Reproduce the full listing below unchanged, apart from the pictures.

→ Information provided:
# # # #

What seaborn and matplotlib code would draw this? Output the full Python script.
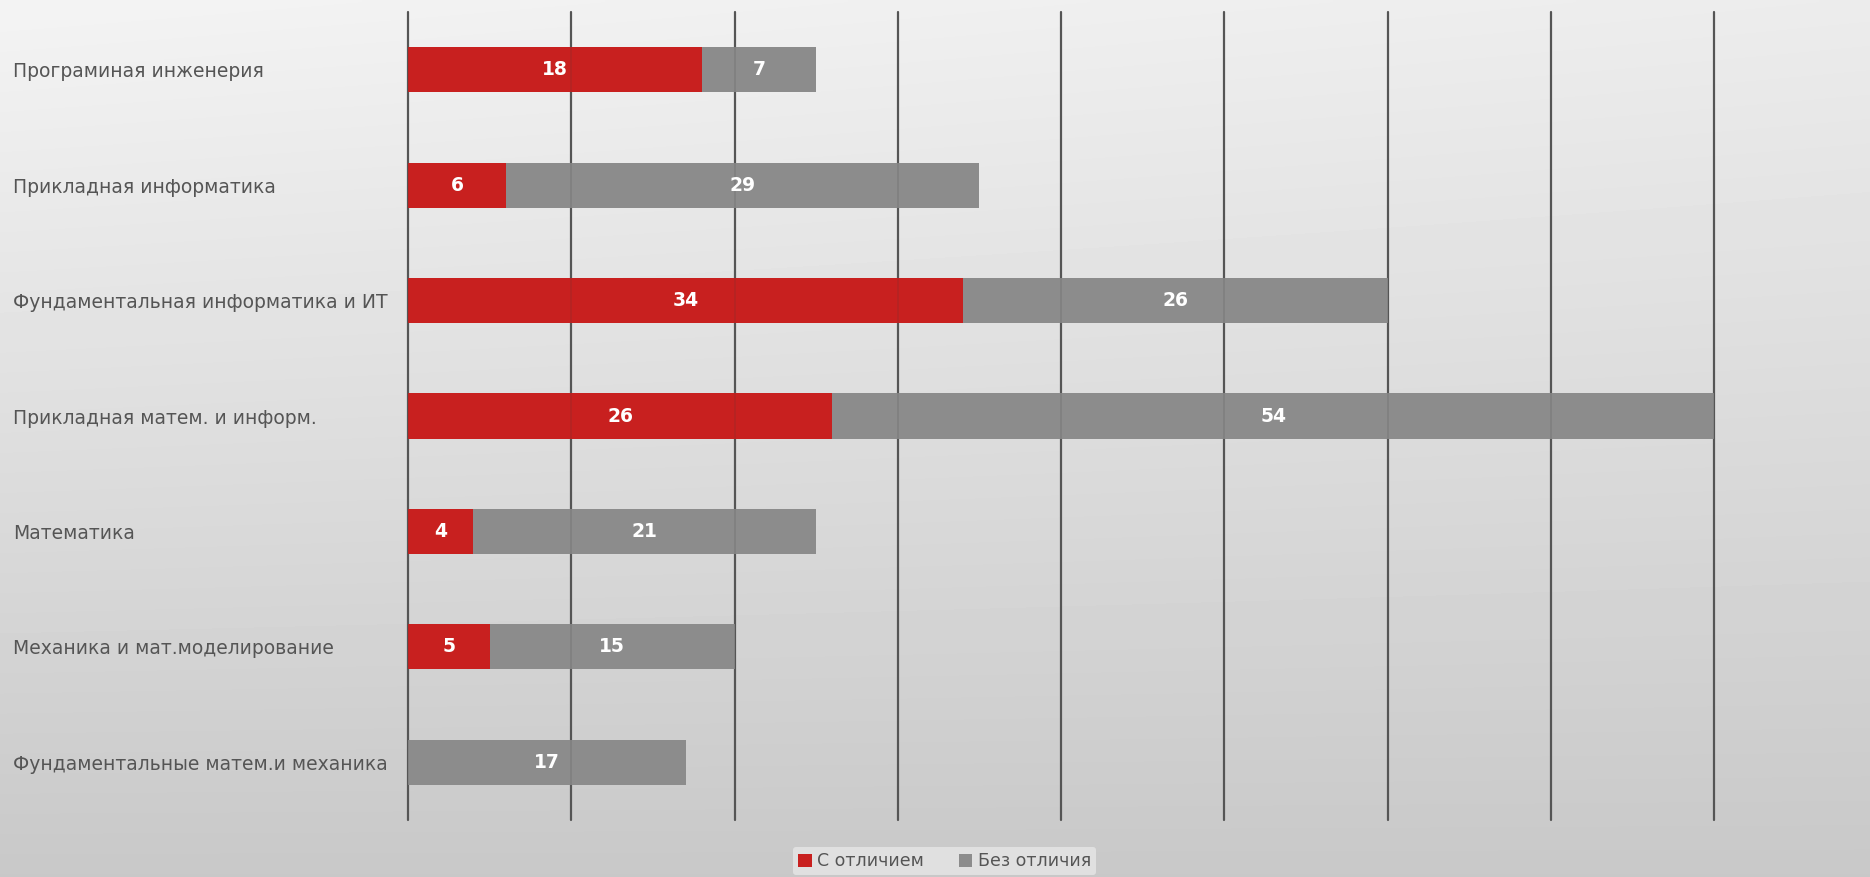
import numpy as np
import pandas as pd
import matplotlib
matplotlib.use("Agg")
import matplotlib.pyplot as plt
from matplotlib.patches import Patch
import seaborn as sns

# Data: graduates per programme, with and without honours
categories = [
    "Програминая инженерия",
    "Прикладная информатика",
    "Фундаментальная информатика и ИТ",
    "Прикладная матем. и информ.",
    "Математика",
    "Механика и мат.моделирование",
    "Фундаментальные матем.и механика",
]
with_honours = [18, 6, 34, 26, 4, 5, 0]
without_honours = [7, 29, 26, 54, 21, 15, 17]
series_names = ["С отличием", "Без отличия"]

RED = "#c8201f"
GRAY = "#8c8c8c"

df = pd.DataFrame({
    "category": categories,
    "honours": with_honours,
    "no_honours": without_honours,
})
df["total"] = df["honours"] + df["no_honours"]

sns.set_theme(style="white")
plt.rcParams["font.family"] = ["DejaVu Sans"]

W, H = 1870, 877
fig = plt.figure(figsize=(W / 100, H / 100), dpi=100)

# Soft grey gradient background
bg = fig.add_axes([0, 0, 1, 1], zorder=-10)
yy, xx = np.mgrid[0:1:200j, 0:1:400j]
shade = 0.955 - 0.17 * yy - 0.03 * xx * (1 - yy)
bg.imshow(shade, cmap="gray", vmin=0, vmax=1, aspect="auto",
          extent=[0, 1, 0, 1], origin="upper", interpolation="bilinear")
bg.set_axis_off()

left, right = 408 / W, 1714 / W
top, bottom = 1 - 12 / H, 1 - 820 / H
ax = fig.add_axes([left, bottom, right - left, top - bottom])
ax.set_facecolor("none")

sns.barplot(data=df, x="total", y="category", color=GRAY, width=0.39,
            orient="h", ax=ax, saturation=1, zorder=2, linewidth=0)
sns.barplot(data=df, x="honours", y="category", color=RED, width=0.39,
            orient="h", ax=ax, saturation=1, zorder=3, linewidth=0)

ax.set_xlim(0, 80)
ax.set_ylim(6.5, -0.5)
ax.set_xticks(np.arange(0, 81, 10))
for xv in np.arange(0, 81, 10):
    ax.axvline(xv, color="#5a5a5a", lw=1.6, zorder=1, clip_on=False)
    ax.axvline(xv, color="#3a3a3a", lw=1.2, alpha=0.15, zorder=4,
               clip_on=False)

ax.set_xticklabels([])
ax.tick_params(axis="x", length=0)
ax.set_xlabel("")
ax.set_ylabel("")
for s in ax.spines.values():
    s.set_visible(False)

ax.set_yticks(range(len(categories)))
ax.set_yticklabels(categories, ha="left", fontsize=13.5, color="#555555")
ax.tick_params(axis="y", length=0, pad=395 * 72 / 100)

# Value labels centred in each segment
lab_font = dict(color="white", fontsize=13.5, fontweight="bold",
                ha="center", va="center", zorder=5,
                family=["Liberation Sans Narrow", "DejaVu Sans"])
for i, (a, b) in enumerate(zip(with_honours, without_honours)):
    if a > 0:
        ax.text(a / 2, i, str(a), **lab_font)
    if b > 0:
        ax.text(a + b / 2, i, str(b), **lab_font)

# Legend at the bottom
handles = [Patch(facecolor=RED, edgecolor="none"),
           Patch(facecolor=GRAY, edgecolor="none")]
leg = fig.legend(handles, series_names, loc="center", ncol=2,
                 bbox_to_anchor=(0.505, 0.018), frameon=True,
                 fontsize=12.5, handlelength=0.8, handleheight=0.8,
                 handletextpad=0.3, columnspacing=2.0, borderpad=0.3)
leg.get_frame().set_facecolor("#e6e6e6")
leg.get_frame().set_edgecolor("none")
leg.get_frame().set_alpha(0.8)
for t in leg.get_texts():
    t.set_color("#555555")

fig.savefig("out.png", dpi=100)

# # # #

→ Complete answer:
What seaborn and matplotlib code would draw this? Output the full Python script.
import numpy as np
import pandas as pd
import matplotlib
matplotlib.use("Agg")
import matplotlib.pyplot as plt
from matplotlib.patches import Patch
import seaborn as sns

# Data: graduates per programme, with and without honours
categories = [
    "Програминая инженерия",
    "Прикладная информатика",
    "Фундаментальная информатика и ИТ",
    "Прикладная матем. и информ.",
    "Математика",
    "Механика и мат.моделирование",
    "Фундаментальные матем.и механика",
]
with_honours = [18, 6, 34, 26, 4, 5, 0]
without_honours = [7, 29, 26, 54, 21, 15, 17]
series_names = ["С отличием", "Без отличия"]

RED = "#c8201f"
GRAY = "#8c8c8c"

df = pd.DataFrame({
    "category": categories,
    "honours": with_honours,
    "no_honours": without_honours,
})
df["total"] = df["honours"] + df["no_honours"]

sns.set_theme(style="white")
plt.rcParams["font.family"] = ["DejaVu Sans"]

W, H = 1870, 877
fig = plt.figure(figsize=(W / 100, H / 100), dpi=100)

# Soft grey gradient background
bg = fig.add_axes([0, 0, 1, 1], zorder=-10)
yy, xx = np.mgrid[0:1:200j, 0:1:400j]
shade = 0.955 - 0.17 * yy - 0.03 * xx * (1 - yy)
bg.imshow(shade, cmap="gray", vmin=0, vmax=1, aspect="auto",
          extent=[0, 1, 0, 1], origin="upper", interpolation="bilinear")
bg.set_axis_off()

left, right = 408 / W, 1714 / W
top, bottom = 1 - 12 / H, 1 - 820 / H
ax = fig.add_axes([left, bottom, right - left, top - bottom])
ax.set_facecolor("none")

sns.barplot(data=df, x="total", y="category", color=GRAY, width=0.39,
            orient="h", ax=ax, saturation=1, zorder=2, linewidth=0)
sns.barplot(data=df, x="honours", y="category", color=RED, width=0.39,
            orient="h", ax=ax, saturation=1, zorder=3, linewidth=0)

ax.set_xlim(0, 80)
ax.set_ylim(6.5, -0.5)
ax.set_xticks(np.arange(0, 81, 10))
for xv in np.arange(0, 81, 10):
    ax.axvline(xv, color="#5a5a5a", lw=1.6, zorder=1, clip_on=False)
    ax.axvline(xv, color="#3a3a3a", lw=1.2, alpha=0.15, zorder=4,
               clip_on=False)

ax.set_xticklabels([])
ax.tick_params(axis="x", length=0)
ax.set_xlabel("")
ax.set_ylabel("")
for s in ax.spines.values():
    s.set_visible(False)

ax.set_yticks(range(len(categories)))
ax.set_yticklabels(categories, ha="left", fontsize=13.5, color="#555555")
ax.tick_params(axis="y", length=0, pad=395 * 72 / 100)

# Value labels centred in each segment
lab_font = dict(color="white", fontsize=13.5, fontweight="bold",
                ha="center", va="center", zorder=5,
                family=["Liberation Sans Narrow", "DejaVu Sans"])
for i, (a, b) in enumerate(zip(with_honours, without_honours)):
    if a > 0:
        ax.text(a / 2, i, str(a), **lab_font)
    if b > 0:
        ax.text(a + b / 2, i, str(b), **lab_font)

# Legend at the bottom
handles = [Patch(facecolor=RED, edgecolor="none"),
           Patch(facecolor=GRAY, edgecolor="none")]
leg = fig.legend(handles, series_names, loc="center", ncol=2,
                 bbox_to_anchor=(0.505, 0.018), frameon=True,
                 fontsize=12.5, handlelength=0.8, handleheight=0.8,
                 handletextpad=0.3, columnspacing=2.0, borderpad=0.3)
leg.get_frame().set_facecolor("#e6e6e6")
leg.get_frame().set_edgecolor("none")
leg.get_frame().set_alpha(0.8)
for t in leg.get_texts():
    t.set_color("#555555")

fig.savefig("out.png", dpi=100)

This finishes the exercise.